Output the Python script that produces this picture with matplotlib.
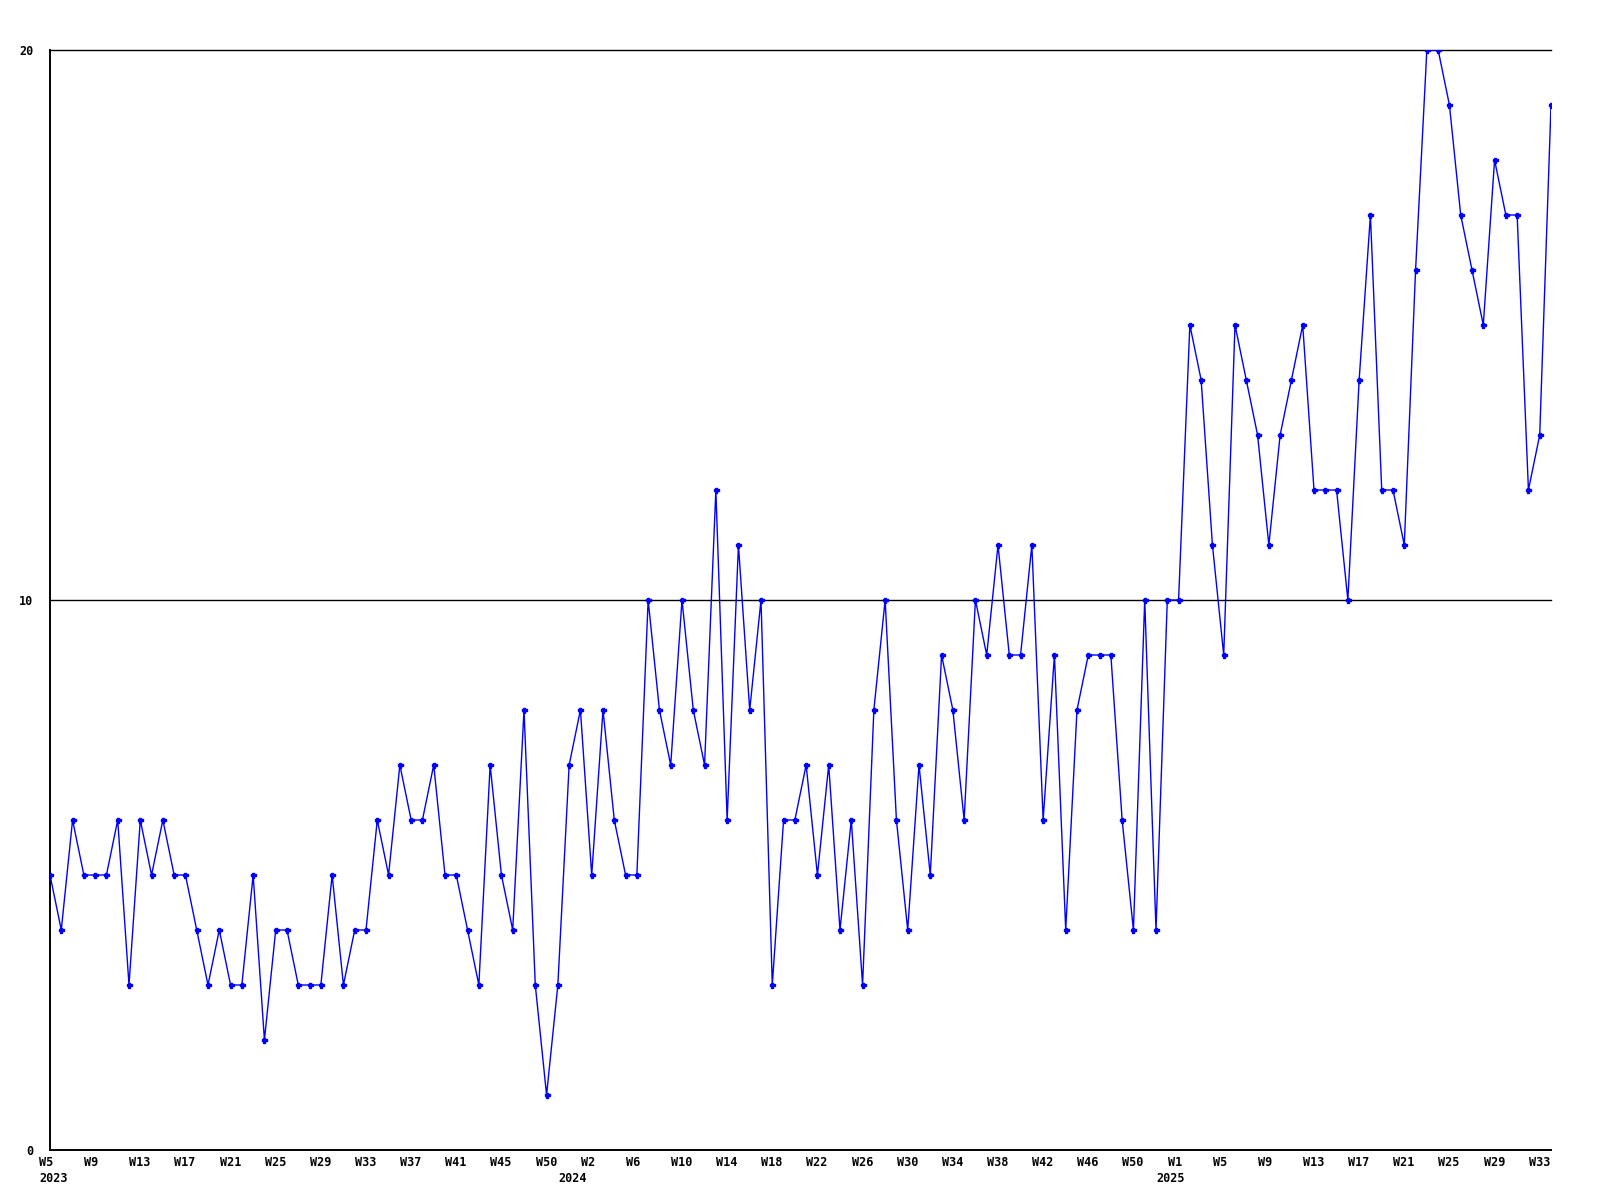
#!/usr/bin/env python

#
# Weekly counts, 2023 W5 .. 2025 W34
#

import matplotlib
matplotlib.use("Agg")
import matplotlib.pyplot as plt
import matplotlib.transforms as mtransforms

# one value per week, starting at 2023 W5
counts = [
  5, 4, 6, 5, 5, 5, 6, 3, 6, 5, 6, 5, 5, 4, 3, 4, 3, 3, 5, 2,
  4, 4, 3, 3, 3, 5, 3, 4, 4, 6, 5, 7, 6, 6, 7, 5, 5, 4, 3, 7,
  5, 4, 8, 3, 1, 3, 7, 8, 5, 8, 6, 5, 5, 10, 8, 7, 10, 8, 7, 12,
  6, 11, 8, 10, 3, 6, 6, 7, 5, 7, 4, 6, 3, 8, 10, 6, 4, 7, 5, 9,
  8, 6, 10, 9, 11, 9, 9, 11, 6, 9, 4, 8, 9, 9, 9, 6, 4, 10, 4, 10,
  10, 15, 14, 11, 9, 15, 14, 13, 11, 13, 14, 15, 12, 12, 12, 10, 14, 17, 12, 12,
  11, 16, 20, 20, 19, 17, 16, 15, 18, 17, 17, 12, 13, 19,
]

week_labels = [
  "W5", "W9", "W13", "W17", "W21", "W25", "W29", "W33", "W37", "W41", "W45", "W50",
  "W2", "W6", "W10", "W14", "W18", "W22", "W26", "W30", "W34", "W38", "W42", "W46", "W50",
  "W1", "W5", "W9", "W13", "W17", "W21", "W25", "W29", "W33",
]
year_labels = ["2023", "2024", "2025"]
year_pos = [0, 46, 99]   # week index the year label sits under

y_ticks = [0, 10, 20]


def main():
  fig = plt.figure(figsize=(16, 12), dpi=100)
  ax = fig.add_axes([50 / 1600., 50 / 1200., 1501 / 1600., 1100 / 1200.])

  x = list(range(len(counts)))
  ax.plot(x, counts, color="#0000ff", lw=1.0, marker="P", ms=3.6,
          mec="#0000ff", mfc="#0000ff", zorder=3)

  ax.set_xlim(0, len(counts) - 1)
  ax.set_ylim(0, 20)

  for v in y_ticks[1:]:
    ax.axhline(v, color="black", lw=1.0, zorder=1, clip_on=False)

  for side in ("top", "right"):
    ax.spines[side].set_visible(False)
  for side in ("left", "bottom"):
    ax.spines[side].set_linewidth(1.4)

  font = dict(family="DejaVu Sans Mono", weight="bold", size=8.5)

  ax.set_yticks(y_ticks)
  ax.set_yticklabels([str(v) for v in y_ticks], **font)
  ax.tick_params(axis="y", length=0, pad=12)

  ax.set_xticks(range(0, 4 * len(week_labels), 4))
  ax.set_xticklabels(week_labels, **font)
  ax.tick_params(axis="x", length=0, pad=4.5)
  shift = mtransforms.ScaledTranslation(-11 / 100., 0, fig.dpi_scale_trans)
  for lab in ax.get_xticklabels():
    lab.set_horizontalalignment("left")
    lab.set_transform(lab.get_transform() + shift)

  trans = mtransforms.blended_transform_factory(ax.transData, ax.transAxes)
  yshift = mtransforms.ScaledTranslation(-11 / 100., -22 / 100., fig.dpi_scale_trans)
  for pos, year in zip(year_pos, year_labels):
    ax.text(pos, 0, year, transform=trans + yshift, ha="left", va="top", **font)

  fig.savefig("out.png", dpi=100)


if __name__ == "__main__":
  main()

◆ ◆ ◆

Task to carry out: Omit pictures; set down the rest of the material word for word.

Completed task:
Output the Python script that produces this picture with matplotlib.
#!/usr/bin/env python

#
# Weekly counts, 2023 W5 .. 2025 W34
#

import matplotlib
matplotlib.use("Agg")
import matplotlib.pyplot as plt
import matplotlib.transforms as mtransforms

# one value per week, starting at 2023 W5
counts = [
  5, 4, 6, 5, 5, 5, 6, 3, 6, 5, 6, 5, 5, 4, 3, 4, 3, 3, 5, 2,
  4, 4, 3, 3, 3, 5, 3, 4, 4, 6, 5, 7, 6, 6, 7, 5, 5, 4, 3, 7,
  5, 4, 8, 3, 1, 3, 7, 8, 5, 8, 6, 5, 5, 10, 8, 7, 10, 8, 7, 12,
  6, 11, 8, 10, 3, 6, 6, 7, 5, 7, 4, 6, 3, 8, 10, 6, 4, 7, 5, 9,
  8, 6, 10, 9, 11, 9, 9, 11, 6, 9, 4, 8, 9, 9, 9, 6, 4, 10, 4, 10,
  10, 15, 14, 11, 9, 15, 14, 13, 11, 13, 14, 15, 12, 12, 12, 10, 14, 17, 12, 12,
  11, 16, 20, 20, 19, 17, 16, 15, 18, 17, 17, 12, 13, 19,
]

week_labels = [
  "W5", "W9", "W13", "W17", "W21", "W25", "W29", "W33", "W37", "W41", "W45", "W50",
  "W2", "W6", "W10", "W14", "W18", "W22", "W26", "W30", "W34", "W38", "W42", "W46", "W50",
  "W1", "W5", "W9", "W13", "W17", "W21", "W25", "W29", "W33",
]
year_labels = ["2023", "2024", "2025"]
year_pos = [0, 46, 99]   # week index the year label sits under

y_ticks = [0, 10, 20]


def main():
  fig = plt.figure(figsize=(16, 12), dpi=100)
  ax = fig.add_axes([50 / 1600., 50 / 1200., 1501 / 1600., 1100 / 1200.])

  x = list(range(len(counts)))
  ax.plot(x, counts, color="#0000ff", lw=1.0, marker="P", ms=3.6,
          mec="#0000ff", mfc="#0000ff", zorder=3)

  ax.set_xlim(0, len(counts) - 1)
  ax.set_ylim(0, 20)

  for v in y_ticks[1:]:
    ax.axhline(v, color="black", lw=1.0, zorder=1, clip_on=False)

  for side in ("top", "right"):
    ax.spines[side].set_visible(False)
  for side in ("left", "bottom"):
    ax.spines[side].set_linewidth(1.4)

  font = dict(family="DejaVu Sans Mono", weight="bold", size=8.5)

  ax.set_yticks(y_ticks)
  ax.set_yticklabels([str(v) for v in y_ticks], **font)
  ax.tick_params(axis="y", length=0, pad=12)

  ax.set_xticks(range(0, 4 * len(week_labels), 4))
  ax.set_xticklabels(week_labels, **font)
  ax.tick_params(axis="x", length=0, pad=4.5)
  shift = mtransforms.ScaledTranslation(-11 / 100., 0, fig.dpi_scale_trans)
  for lab in ax.get_xticklabels():
    lab.set_horizontalalignment("left")
    lab.set_transform(lab.get_transform() + shift)

  trans = mtransforms.blended_transform_factory(ax.transData, ax.transAxes)
  yshift = mtransforms.ScaledTranslation(-11 / 100., -22 / 100., fig.dpi_scale_trans)
  for pos, year in zip(year_pos, year_labels):
    ax.text(pos, 0, year, transform=trans + yshift, ha="left", va="top", **font)

  fig.savefig("out.png", dpi=100)


if __name__ == "__main__":
  main()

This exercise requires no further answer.